**Exercise aim**.
Transcribe the lines below verbatim, skipping the images.

**Given information**.
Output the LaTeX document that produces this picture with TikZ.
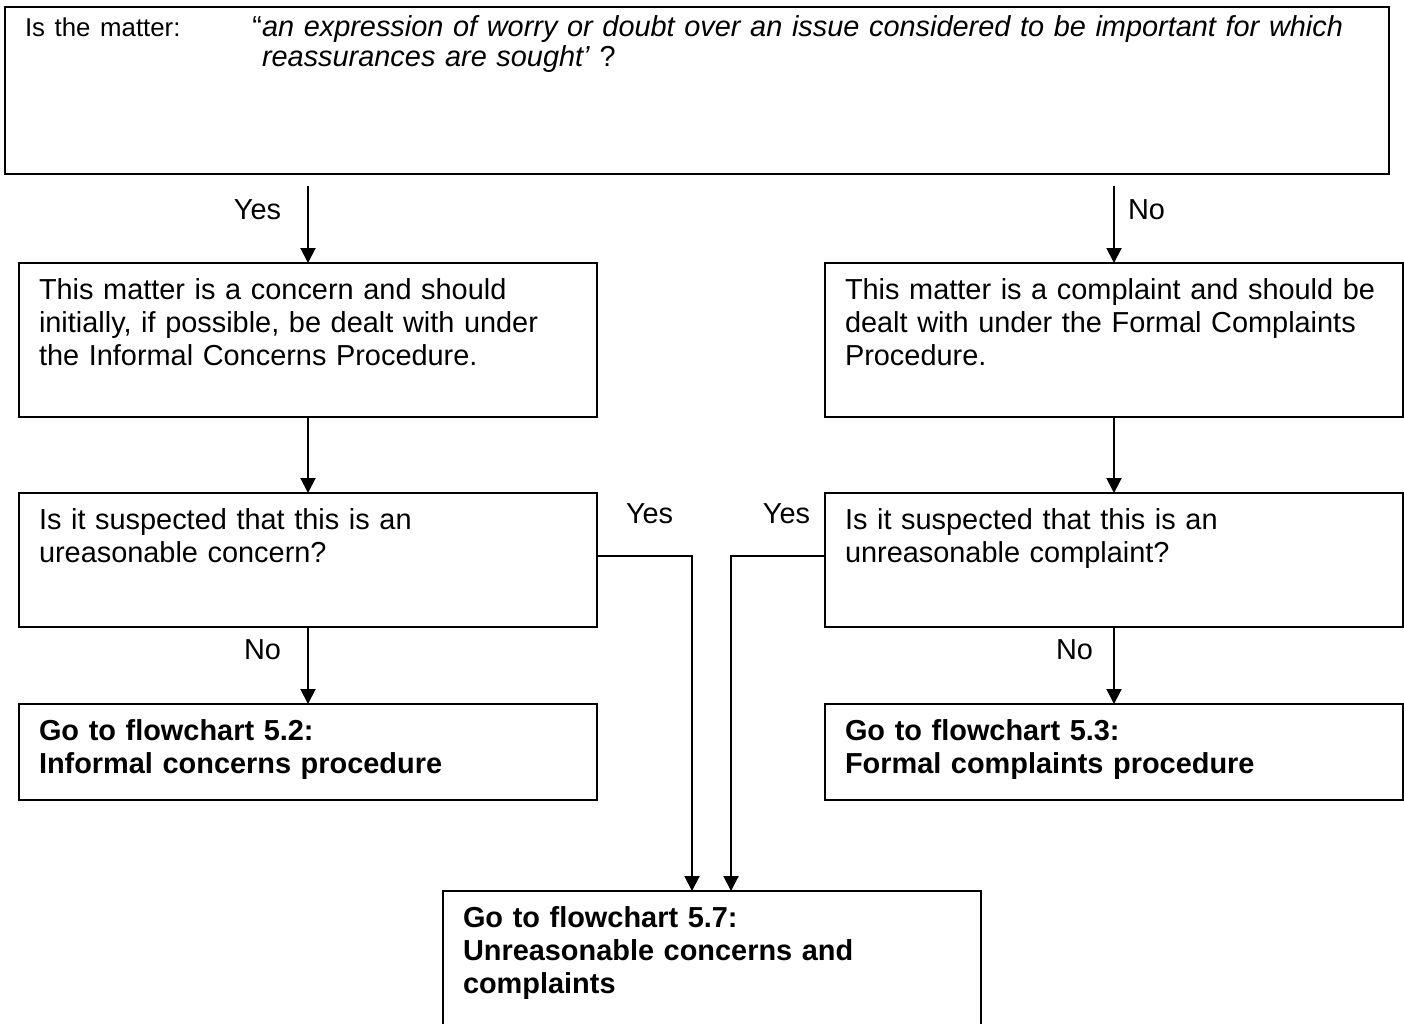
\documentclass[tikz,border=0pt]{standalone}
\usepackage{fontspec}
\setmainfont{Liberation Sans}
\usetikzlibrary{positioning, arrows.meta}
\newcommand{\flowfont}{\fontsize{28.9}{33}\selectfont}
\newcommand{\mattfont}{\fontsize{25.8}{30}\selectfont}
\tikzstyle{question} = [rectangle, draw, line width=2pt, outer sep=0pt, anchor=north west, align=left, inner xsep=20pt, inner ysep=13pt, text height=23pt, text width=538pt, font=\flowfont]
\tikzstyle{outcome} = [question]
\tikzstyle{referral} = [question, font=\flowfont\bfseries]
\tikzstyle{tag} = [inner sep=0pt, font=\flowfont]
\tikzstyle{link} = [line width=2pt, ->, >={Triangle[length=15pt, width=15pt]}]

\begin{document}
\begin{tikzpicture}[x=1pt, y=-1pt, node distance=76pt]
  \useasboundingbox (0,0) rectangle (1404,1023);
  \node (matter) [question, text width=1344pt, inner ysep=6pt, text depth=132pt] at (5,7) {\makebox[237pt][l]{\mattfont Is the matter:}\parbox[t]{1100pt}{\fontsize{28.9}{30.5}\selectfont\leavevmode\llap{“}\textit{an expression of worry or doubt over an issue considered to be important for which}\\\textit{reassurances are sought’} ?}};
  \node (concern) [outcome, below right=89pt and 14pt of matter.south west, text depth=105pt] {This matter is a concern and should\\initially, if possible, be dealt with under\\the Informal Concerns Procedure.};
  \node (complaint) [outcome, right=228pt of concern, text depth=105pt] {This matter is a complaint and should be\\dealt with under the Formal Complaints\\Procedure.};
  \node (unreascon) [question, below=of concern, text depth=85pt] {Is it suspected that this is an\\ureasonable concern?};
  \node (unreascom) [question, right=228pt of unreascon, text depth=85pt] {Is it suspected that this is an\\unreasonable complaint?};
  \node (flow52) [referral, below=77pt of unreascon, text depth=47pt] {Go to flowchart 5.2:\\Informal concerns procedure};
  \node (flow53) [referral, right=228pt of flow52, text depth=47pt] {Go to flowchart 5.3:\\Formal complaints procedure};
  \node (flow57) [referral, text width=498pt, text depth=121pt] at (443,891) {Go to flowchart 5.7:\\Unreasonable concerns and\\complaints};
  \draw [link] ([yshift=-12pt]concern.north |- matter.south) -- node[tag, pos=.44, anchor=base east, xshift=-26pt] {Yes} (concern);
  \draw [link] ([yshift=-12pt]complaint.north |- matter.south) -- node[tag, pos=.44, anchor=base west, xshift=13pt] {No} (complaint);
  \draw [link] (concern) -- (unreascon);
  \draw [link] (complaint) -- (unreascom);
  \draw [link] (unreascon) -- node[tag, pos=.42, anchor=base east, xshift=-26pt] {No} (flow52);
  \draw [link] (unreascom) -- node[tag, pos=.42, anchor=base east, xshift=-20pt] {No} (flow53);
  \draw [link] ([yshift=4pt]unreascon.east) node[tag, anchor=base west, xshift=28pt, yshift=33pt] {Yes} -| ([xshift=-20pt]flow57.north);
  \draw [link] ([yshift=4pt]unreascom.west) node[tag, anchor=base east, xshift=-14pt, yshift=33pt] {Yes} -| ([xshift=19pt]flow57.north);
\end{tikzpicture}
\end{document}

**Output for this exercise**.
Output the LaTeX document that produces this picture with TikZ.
\documentclass[tikz,border=0pt]{standalone}
\usepackage{fontspec}
\setmainfont{Liberation Sans}
\usetikzlibrary{positioning, arrows.meta}
\newcommand{\flowfont}{\fontsize{28.9}{33}\selectfont}
\newcommand{\mattfont}{\fontsize{25.8}{30}\selectfont}
\tikzstyle{question} = [rectangle, draw, line width=2pt, outer sep=0pt, anchor=north west, align=left, inner xsep=20pt, inner ysep=13pt, text height=23pt, text width=538pt, font=\flowfont]
\tikzstyle{outcome} = [question]
\tikzstyle{referral} = [question, font=\flowfont\bfseries]
\tikzstyle{tag} = [inner sep=0pt, font=\flowfont]
\tikzstyle{link} = [line width=2pt, ->, >={Triangle[length=15pt, width=15pt]}]

\begin{document}
\begin{tikzpicture}[x=1pt, y=-1pt, node distance=76pt]
  \useasboundingbox (0,0) rectangle (1404,1023);
  \node (matter) [question, text width=1344pt, inner ysep=6pt, text depth=132pt] at (5,7) {\makebox[237pt][l]{\mattfont Is the matter:}\parbox[t]{1100pt}{\fontsize{28.9}{30.5}\selectfont\leavevmode\llap{“}\textit{an expression of worry or doubt over an issue considered to be important for which}\\\textit{reassurances are sought’} ?}};
  \node (concern) [outcome, below right=89pt and 14pt of matter.south west, text depth=105pt] {This matter is a concern and should\\initially, if possible, be dealt with under\\the Informal Concerns Procedure.};
  \node (complaint) [outcome, right=228pt of concern, text depth=105pt] {This matter is a complaint and should be\\dealt with under the Formal Complaints\\Procedure.};
  \node (unreascon) [question, below=of concern, text depth=85pt] {Is it suspected that this is an\\ureasonable concern?};
  \node (unreascom) [question, right=228pt of unreascon, text depth=85pt] {Is it suspected that this is an\\unreasonable complaint?};
  \node (flow52) [referral, below=77pt of unreascon, text depth=47pt] {Go to flowchart 5.2:\\Informal concerns procedure};
  \node (flow53) [referral, right=228pt of flow52, text depth=47pt] {Go to flowchart 5.3:\\Formal complaints procedure};
  \node (flow57) [referral, text width=498pt, text depth=121pt] at (443,891) {Go to flowchart 5.7:\\Unreasonable concerns and\\complaints};
  \draw [link] ([yshift=-12pt]concern.north |- matter.south) -- node[tag, pos=.44, anchor=base east, xshift=-26pt] {Yes} (concern);
  \draw [link] ([yshift=-12pt]complaint.north |- matter.south) -- node[tag, pos=.44, anchor=base west, xshift=13pt] {No} (complaint);
  \draw [link] (concern) -- (unreascon);
  \draw [link] (complaint) -- (unreascom);
  \draw [link] (unreascon) -- node[tag, pos=.42, anchor=base east, xshift=-26pt] {No} (flow52);
  \draw [link] (unreascom) -- node[tag, pos=.42, anchor=base east, xshift=-20pt] {No} (flow53);
  \draw [link] ([yshift=4pt]unreascon.east) node[tag, anchor=base west, xshift=28pt, yshift=33pt] {Yes} -| ([xshift=-20pt]flow57.north);
  \draw [link] ([yshift=4pt]unreascom.west) node[tag, anchor=base east, xshift=-14pt, yshift=33pt] {Yes} -| ([xshift=19pt]flow57.north);
\end{tikzpicture}
\end{document}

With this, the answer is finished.